Problem requirements:
All entries are to be quoted exactly; the images stay out of the copy.

________

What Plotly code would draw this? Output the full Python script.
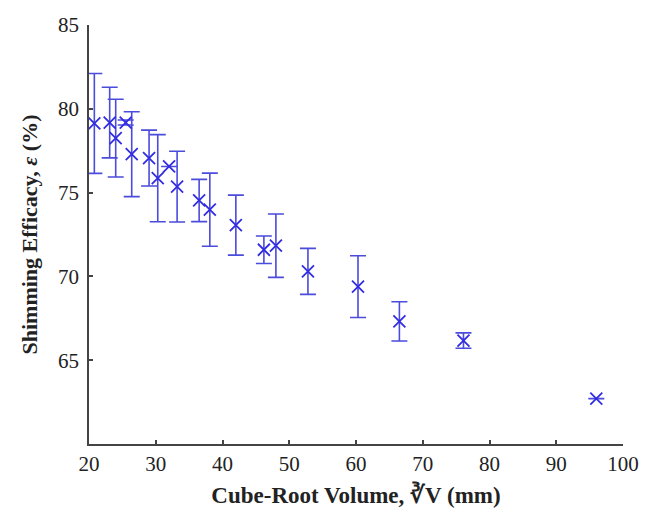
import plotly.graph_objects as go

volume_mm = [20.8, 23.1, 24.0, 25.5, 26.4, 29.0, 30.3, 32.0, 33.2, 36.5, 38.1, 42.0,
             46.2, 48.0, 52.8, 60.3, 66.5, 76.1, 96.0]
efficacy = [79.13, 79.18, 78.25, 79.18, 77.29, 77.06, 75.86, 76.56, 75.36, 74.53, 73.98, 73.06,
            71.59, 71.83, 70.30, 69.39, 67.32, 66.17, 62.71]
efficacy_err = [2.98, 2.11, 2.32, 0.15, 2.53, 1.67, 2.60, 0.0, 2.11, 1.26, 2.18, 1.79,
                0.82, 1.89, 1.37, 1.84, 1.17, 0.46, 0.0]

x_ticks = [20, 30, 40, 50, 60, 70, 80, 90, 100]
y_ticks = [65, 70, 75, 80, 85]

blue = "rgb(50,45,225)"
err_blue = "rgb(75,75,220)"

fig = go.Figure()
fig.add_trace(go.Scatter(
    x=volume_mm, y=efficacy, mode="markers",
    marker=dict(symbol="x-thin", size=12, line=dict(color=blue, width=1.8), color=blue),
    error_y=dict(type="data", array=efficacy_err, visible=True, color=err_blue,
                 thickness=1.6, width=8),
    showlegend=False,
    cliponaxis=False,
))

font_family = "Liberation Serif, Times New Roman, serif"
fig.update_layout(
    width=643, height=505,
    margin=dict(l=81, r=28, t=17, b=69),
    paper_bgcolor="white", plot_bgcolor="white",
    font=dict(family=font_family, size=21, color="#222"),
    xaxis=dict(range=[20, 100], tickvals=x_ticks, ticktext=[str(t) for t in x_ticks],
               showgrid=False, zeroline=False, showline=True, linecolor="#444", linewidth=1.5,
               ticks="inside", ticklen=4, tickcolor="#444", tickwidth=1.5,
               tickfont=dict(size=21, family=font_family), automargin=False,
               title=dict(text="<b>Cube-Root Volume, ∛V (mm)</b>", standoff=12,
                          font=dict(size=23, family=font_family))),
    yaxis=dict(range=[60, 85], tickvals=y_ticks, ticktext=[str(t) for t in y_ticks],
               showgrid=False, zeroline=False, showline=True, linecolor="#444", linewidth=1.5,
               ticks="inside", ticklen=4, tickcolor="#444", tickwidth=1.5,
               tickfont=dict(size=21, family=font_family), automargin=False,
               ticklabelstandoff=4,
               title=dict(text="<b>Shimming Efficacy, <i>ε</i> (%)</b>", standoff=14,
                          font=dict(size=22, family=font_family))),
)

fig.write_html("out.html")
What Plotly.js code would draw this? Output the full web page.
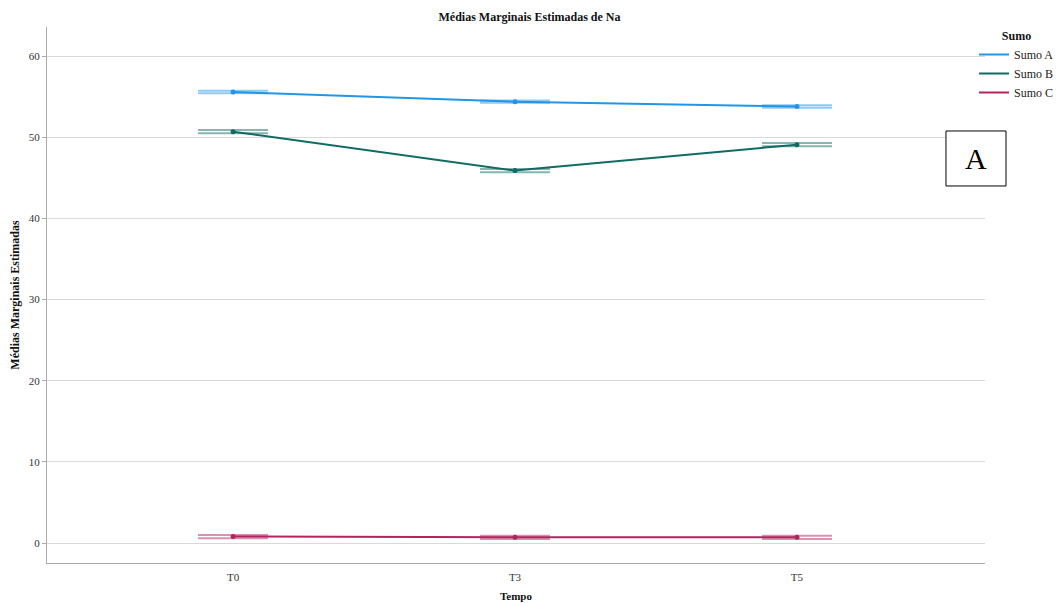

________

The reply:
What Plotly code would draw this? Output the full Python script.
import plotly.graph_objects as go

volume_mm = [20.8, 23.1, 24.0, 25.5, 26.4, 29.0, 30.3, 32.0, 33.2, 36.5, 38.1, 42.0,
             46.2, 48.0, 52.8, 60.3, 66.5, 76.1, 96.0]
efficacy = [79.13, 79.18, 78.25, 79.18, 77.29, 77.06, 75.86, 76.56, 75.36, 74.53, 73.98, 73.06,
            71.59, 71.83, 70.30, 69.39, 67.32, 66.17, 62.71]
efficacy_err = [2.98, 2.11, 2.32, 0.15, 2.53, 1.67, 2.60, 0.0, 2.11, 1.26, 2.18, 1.79,
                0.82, 1.89, 1.37, 1.84, 1.17, 0.46, 0.0]

x_ticks = [20, 30, 40, 50, 60, 70, 80, 90, 100]
y_ticks = [65, 70, 75, 80, 85]

blue = "rgb(50,45,225)"
err_blue = "rgb(75,75,220)"

fig = go.Figure()
fig.add_trace(go.Scatter(
    x=volume_mm, y=efficacy, mode="markers",
    marker=dict(symbol="x-thin", size=12, line=dict(color=blue, width=1.8), color=blue),
    error_y=dict(type="data", array=efficacy_err, visible=True, color=err_blue,
                 thickness=1.6, width=8),
    showlegend=False,
    cliponaxis=False,
))

font_family = "Liberation Serif, Times New Roman, serif"
fig.update_layout(
    width=643, height=505,
    margin=dict(l=81, r=28, t=17, b=69),
    paper_bgcolor="white", plot_bgcolor="white",
    font=dict(family=font_family, size=21, color="#222"),
    xaxis=dict(range=[20, 100], tickvals=x_ticks, ticktext=[str(t) for t in x_ticks],
               showgrid=False, zeroline=False, showline=True, linecolor="#444", linewidth=1.5,
               ticks="inside", ticklen=4, tickcolor="#444", tickwidth=1.5,
               tickfont=dict(size=21, family=font_family), automargin=False,
               title=dict(text="<b>Cube-Root Volume, ∛V (mm)</b>", standoff=12,
                          font=dict(size=23, family=font_family))),
    yaxis=dict(range=[60, 85], tickvals=y_ticks, ticktext=[str(t) for t in y_ticks],
               showgrid=False, zeroline=False, showline=True, linecolor="#444", linewidth=1.5,
               ticks="inside", ticklen=4, tickcolor="#444", tickwidth=1.5,
               tickfont=dict(size=21, family=font_family), automargin=False,
               ticklabelstandoff=4,
               title=dict(text="<b>Shimming Efficacy, <i>ε</i> (%)</b>", standoff=14,
                          font=dict(size=22, family=font_family))),
)

fig.write_html("out.html")
What Plotly.js code would draw this? Output the full web page.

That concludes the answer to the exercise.